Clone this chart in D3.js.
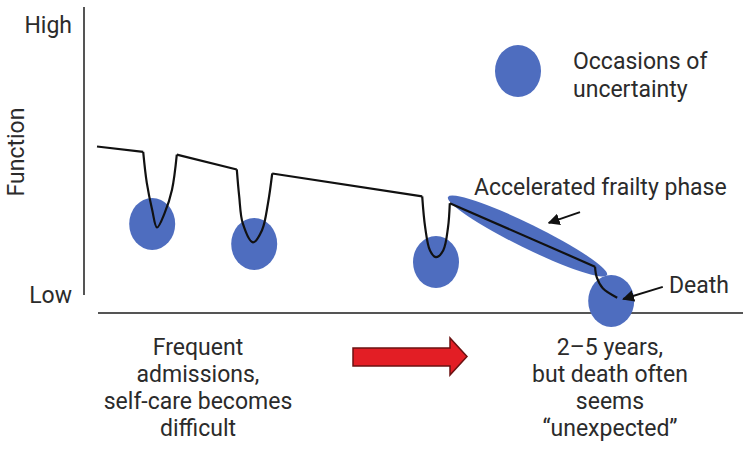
<!DOCTYPE html>
<html>
<head>
<meta charset="utf-8">
<script src="https://cdn.jsdelivr.net/npm/d3@7"></script>
<style>
  body { margin: 0; background: #fff; }
  text { font-family: Roboto, "Noto Sans", sans-serif; fill: #2b2b2b; }
</style>
</head>
<body>
<div id="chart"></div>
<script>
const w = 743; //Width
const h = 450; //Height

// function trajectory (time 0-100, function 0 = Low .. 100 = High)
const plateaus = [
  [[0, 55], [7.7, 53]],
  [[13.3, 52], [23.3, 46.5]],
  [[29.2, 45], [54.2, 36.5]],
  [[58.8, 34], [83, 10.5]]
];
const dips = [
  [[7.7, 53], [8.3, 41.5], [9.2, 31.5], [10, 25], [11.3, 30.5], [12.5, 39], [13.3, 52]],
  [[23.3, 46.5], [23.7, 36.5], [24.3, 26.5], [26, 19.5], [27.5, 24], [28.5, 34], [29.2, 45]],
  [[54.2, 36.5], [54.7, 25], [55.5, 16.5], [56.5, 14], [57.7, 16.5], [58.5, 25], [58.8, 34]],
  [[83, 10.5], [83.3, 6.5], [84.3, 2.5], [86.7, -1]]
];
// occasions of uncertainty
const occasions = [[9.2, 26.3], [26.2, 18.9], [56.5, 12.2], [85.7, -2.2]];
// accelerated frailty phase (start, end)
const frailty = [[58.5, 36.3], [85, 7.4]];
// annotation arrows (from, to)
const frailtyArrow = [[80.5, 30.7], [75.3, 26.7]];
const deathArrow = [[94.3, 3], [87.7, -1.5]];

const yLabels = ["Low", "High"];
const leftText = ["Frequent", "admissions,", "self-care becomes", "difficult"];
const rightText = ["2\u20135 years,", "but death often", "seems", "\u201cunexpected\u201d"];

const xScale = d3.scaleLinear().domain([0, 100]).range([97, 697]);
const yScale = d3.scaleLinear().domain([0, 100]).range([295, 25]);

const fs = "23px";

const svg = d3.select("#chart").append("svg")
  .attr("width", w).attr("height", h);

const defs = svg.append("defs");
defs.append("marker")
  .attr("id", "head")
  .attr("viewBox", "0 0 10 10")
  .attr("refX", 9).attr("refY", 5)
  .attr("markerWidth", 6).attr("markerHeight", 6)
  .attr("markerUnits", "strokeWidth")
  .attr("orient", "auto")
  .append("path")
  .attr("d", "M0,0 L10,5 L0,10 z")
  .attr("fill", "#111");

//Y axis (labels only)
const yAxis = d3.axisLeft(yScale)
  .tickValues([0, 100])
  .tickSize(0)
  .tickPadding(12)
  .tickFormat(d => d === 0 ? yLabels[0] : yLabels[1]);

const gy = svg.append("g")
  .attr("transform", "translate(84,0)")
  .call(yAxis);
gy.select(".domain").remove();
gy.selectAll("text")
  .style("font-family", "Roboto, sans-serif")
  .style("font-size", fs)
  .attr("fill", "#2b2b2b");

svg.append("line")
  .attr("x1", 84).attr("x2", 84)
  .attr("y1", 7).attr("y2", yScale(0))
  .attr("stroke", "#555").attr("stroke-width", 2);

//X axis line
svg.append("line")
  .attr("x1", xScale(0) + 1).attr("x2", w)
  .attr("y1", 313).attr("y2", 313)
  .attr("stroke", "#555").attr("stroke-width", 2);

svg.append("text")
  .attr("transform", "translate(24,152) rotate(-90)")
  .attr("text-anchor", "middle")
  .style("font-size", fs)
  .text("Function");

const blue = "#4e6dbf";

//Occasions
svg.selectAll(".occ")
  .data(occasions)
  .enter().append("ellipse")
  .attr("class", "occ")
  .attr("cx", d => xScale(d[0]))
  .attr("cy", d => yScale(d[1]))
  .attr("rx", 23).attr("ry", 26)
  .attr("fill", blue);

//Accelerated frailty phase ellipse
const fx0 = xScale(frailty[0][0]), fy0 = yScale(frailty[0][1]);
const fx1 = xScale(frailty[1][0]), fy1 = yScale(frailty[1][1]);
const fLen = Math.hypot(fx1 - fx0, fy1 - fy0);
const fAng = Math.atan2(fy1 - fy0, fx1 - fx0) * 180 / Math.PI;
svg.append("ellipse")
  .attr("transform", `translate(${(fx0 + fx1) / 2},${(fy0 + fy1) / 2}) rotate(${fAng})`)
  .attr("rx", fLen / 2).attr("ry", 12)
  .attr("fill", blue);

//Trajectory
const straight = d3.line()
  .x(d => xScale(d[0])).y(d => yScale(d[1]));
const curved = d3.line()
  .x(d => xScale(d[0])).y(d => yScale(d[1]))
  .curve(d3.curveCatmullRom.alpha(0.5));

plateaus.forEach(p => {
  svg.append("path").attr("d", straight(p))
    .attr("fill", "none").attr("stroke", "#111").attr("stroke-width", 2.2);
});
dips.forEach(p => {
  svg.append("path").attr("d", curved(p))
    .attr("fill", "none").attr("stroke", "#111").attr("stroke-width", 2.2)
    .attr("stroke-linejoin", "round");
});

//Annotation arrows
[frailtyArrow, deathArrow].forEach(a => {
  svg.append("line")
    .attr("x1", xScale(a[0][0])).attr("y1", yScale(a[0][1]))
    .attr("x2", xScale(a[1][0])).attr("y2", yScale(a[1][1]))
    .attr("stroke", "#111").attr("stroke-width", 2)
    .attr("marker-end", "url(#head)");
});

svg.append("text").attr("x", 474).attr("y", 195)
  .style("font-size", fs).text("Accelerated frailty phase");
svg.append("text").attr("x", 669).attr("y", 293)
  .style("font-size", fs).text("Death");

//Legend
svg.append("ellipse")
  .attr("cx", 518).attr("cy", 71).attr("rx", 23).attr("ry", 26)
  .attr("fill", blue);
svg.append("text").attr("x", 573).attr("y", 69)
  .style("font-size", fs).text("Occasions of");
svg.append("text").attr("x", 573).attr("y", 97)
  .style("font-size", fs).text("uncertainty");

//Bottom texts
svg.append("g").selectAll("text")
  .data(leftText).enter().append("text")
  .attr("x", 198).attr("y", (d, i) => 355 + i * 27)
  .attr("text-anchor", "middle")
  .style("font-size", fs)
  .text(d => d);

svg.append("g").selectAll("text")
  .data(rightText).enter().append("text")
  .attr("x", 610).attr("y", (d, i) => 355 + i * 27)
  .attr("text-anchor", "middle")
  .style("font-size", fs)
  .text(d => d);

//Red arrow
svg.append("path")
  .attr("d", "M353,348 L450,348 L450,338 L467,356.5 L450,375 L450,366 L353,366 Z")
  .attr("fill", "#e31e25")
  .attr("stroke", "#6b1212")
  .attr("stroke-width", 1.5);
</script>
</body>
</html>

━━━━━━━━━━━━━━━━

Copy every line of the data word for word, omitting the images.

**Exercise output:**
Clone this chart in D3.js.
<!DOCTYPE html>
<html>
<head>
<meta charset="utf-8">
<script src="https://cdn.jsdelivr.net/npm/d3@7"></script>
<style>
  body { margin: 0; background: #fff; }
  text { font-family: Roboto, "Noto Sans", sans-serif; fill: #2b2b2b; }
</style>
</head>
<body>
<div id="chart"></div>
<script>
const w = 743; //Width
const h = 450; //Height

// function trajectory (time 0-100, function 0 = Low .. 100 = High)
const plateaus = [
  [[0, 55], [7.7, 53]],
  [[13.3, 52], [23.3, 46.5]],
  [[29.2, 45], [54.2, 36.5]],
  [[58.8, 34], [83, 10.5]]
];
const dips = [
  [[7.7, 53], [8.3, 41.5], [9.2, 31.5], [10, 25], [11.3, 30.5], [12.5, 39], [13.3, 52]],
  [[23.3, 46.5], [23.7, 36.5], [24.3, 26.5], [26, 19.5], [27.5, 24], [28.5, 34], [29.2, 45]],
  [[54.2, 36.5], [54.7, 25], [55.5, 16.5], [56.5, 14], [57.7, 16.5], [58.5, 25], [58.8, 34]],
  [[83, 10.5], [83.3, 6.5], [84.3, 2.5], [86.7, -1]]
];
// occasions of uncertainty
const occasions = [[9.2, 26.3], [26.2, 18.9], [56.5, 12.2], [85.7, -2.2]];
// accelerated frailty phase (start, end)
const frailty = [[58.5, 36.3], [85, 7.4]];
// annotation arrows (from, to)
const frailtyArrow = [[80.5, 30.7], [75.3, 26.7]];
const deathArrow = [[94.3, 3], [87.7, -1.5]];

const yLabels = ["Low", "High"];
const leftText = ["Frequent", "admissions,", "self-care becomes", "difficult"];
const rightText = ["2\u20135 years,", "but death often", "seems", "\u201cunexpected\u201d"];

const xScale = d3.scaleLinear().domain([0, 100]).range([97, 697]);
const yScale = d3.scaleLinear().domain([0, 100]).range([295, 25]);

const fs = "23px";

const svg = d3.select("#chart").append("svg")
  .attr("width", w).attr("height", h);

const defs = svg.append("defs");
defs.append("marker")
  .attr("id", "head")
  .attr("viewBox", "0 0 10 10")
  .attr("refX", 9).attr("refY", 5)
  .attr("markerWidth", 6).attr("markerHeight", 6)
  .attr("markerUnits", "strokeWidth")
  .attr("orient", "auto")
  .append("path")
  .attr("d", "M0,0 L10,5 L0,10 z")
  .attr("fill", "#111");

//Y axis (labels only)
const yAxis = d3.axisLeft(yScale)
  .tickValues([0, 100])
  .tickSize(0)
  .tickPadding(12)
  .tickFormat(d => d === 0 ? yLabels[0] : yLabels[1]);

const gy = svg.append("g")
  .attr("transform", "translate(84,0)")
  .call(yAxis);
gy.select(".domain").remove();
gy.selectAll("text")
  .style("font-family", "Roboto, sans-serif")
  .style("font-size", fs)
  .attr("fill", "#2b2b2b");

svg.append("line")
  .attr("x1", 84).attr("x2", 84)
  .attr("y1", 7).attr("y2", yScale(0))
  .attr("stroke", "#555").attr("stroke-width", 2);

//X axis line
svg.append("line")
  .attr("x1", xScale(0) + 1).attr("x2", w)
  .attr("y1", 313).attr("y2", 313)
  .attr("stroke", "#555").attr("stroke-width", 2);

svg.append("text")
  .attr("transform", "translate(24,152) rotate(-90)")
  .attr("text-anchor", "middle")
  .style("font-size", fs)
  .text("Function");

const blue = "#4e6dbf";

//Occasions
svg.selectAll(".occ")
  .data(occasions)
  .enter().append("ellipse")
  .attr("class", "occ")
  .attr("cx", d => xScale(d[0]))
  .attr("cy", d => yScale(d[1]))
  .attr("rx", 23).attr("ry", 26)
  .attr("fill", blue);

//Accelerated frailty phase ellipse
const fx0 = xScale(frailty[0][0]), fy0 = yScale(frailty[0][1]);
const fx1 = xScale(frailty[1][0]), fy1 = yScale(frailty[1][1]);
const fLen = Math.hypot(fx1 - fx0, fy1 - fy0);
const fAng = Math.atan2(fy1 - fy0, fx1 - fx0) * 180 / Math.PI;
svg.append("ellipse")
  .attr("transform", `translate(${(fx0 + fx1) / 2},${(fy0 + fy1) / 2}) rotate(${fAng})`)
  .attr("rx", fLen / 2).attr("ry", 12)
  .attr("fill", blue);

//Trajectory
const straight = d3.line()
  .x(d => xScale(d[0])).y(d => yScale(d[1]));
const curved = d3.line()
  .x(d => xScale(d[0])).y(d => yScale(d[1]))
  .curve(d3.curveCatmullRom.alpha(0.5));

plateaus.forEach(p => {
  svg.append("path").attr("d", straight(p))
    .attr("fill", "none").attr("stroke", "#111").attr("stroke-width", 2.2);
});
dips.forEach(p => {
  svg.append("path").attr("d", curved(p))
    .attr("fill", "none").attr("stroke", "#111").attr("stroke-width", 2.2)
    .attr("stroke-linejoin", "round");
});

//Annotation arrows
[frailtyArrow, deathArrow].forEach(a => {
  svg.append("line")
    .attr("x1", xScale(a[0][0])).attr("y1", yScale(a[0][1]))
    .attr("x2", xScale(a[1][0])).attr("y2", yScale(a[1][1]))
    .attr("stroke", "#111").attr("stroke-width", 2)
    .attr("marker-end", "url(#head)");
});

svg.append("text").attr("x", 474).attr("y", 195)
  .style("font-size", fs).text("Accelerated frailty phase");
svg.append("text").attr("x", 669).attr("y", 293)
  .style("font-size", fs).text("Death");

//Legend
svg.append("ellipse")
  .attr("cx", 518).attr("cy", 71).attr("rx", 23).attr("ry", 26)
  .attr("fill", blue);
svg.append("text").attr("x", 573).attr("y", 69)
  .style("font-size", fs).text("Occasions of");
svg.append("text").attr("x", 573).attr("y", 97)
  .style("font-size", fs).text("uncertainty");

//Bottom texts
svg.append("g").selectAll("text")
  .data(leftText).enter().append("text")
  .attr("x", 198).attr("y", (d, i) => 355 + i * 27)
  .attr("text-anchor", "middle")
  .style("font-size", fs)
  .text(d => d);

svg.append("g").selectAll("text")
  .data(rightText).enter().append("text")
  .attr("x", 610).attr("y", (d, i) => 355 + i * 27)
  .attr("text-anchor", "middle")
  .style("font-size", fs)
  .text(d => d);

//Red arrow
svg.append("path")
  .attr("d", "M353,348 L450,348 L450,338 L467,356.5 L450,375 L450,366 L353,366 Z")
  .attr("fill", "#e31e25")
  .attr("stroke", "#6b1212")
  .attr("stroke-width", 1.5);
</script>
</body>
</html>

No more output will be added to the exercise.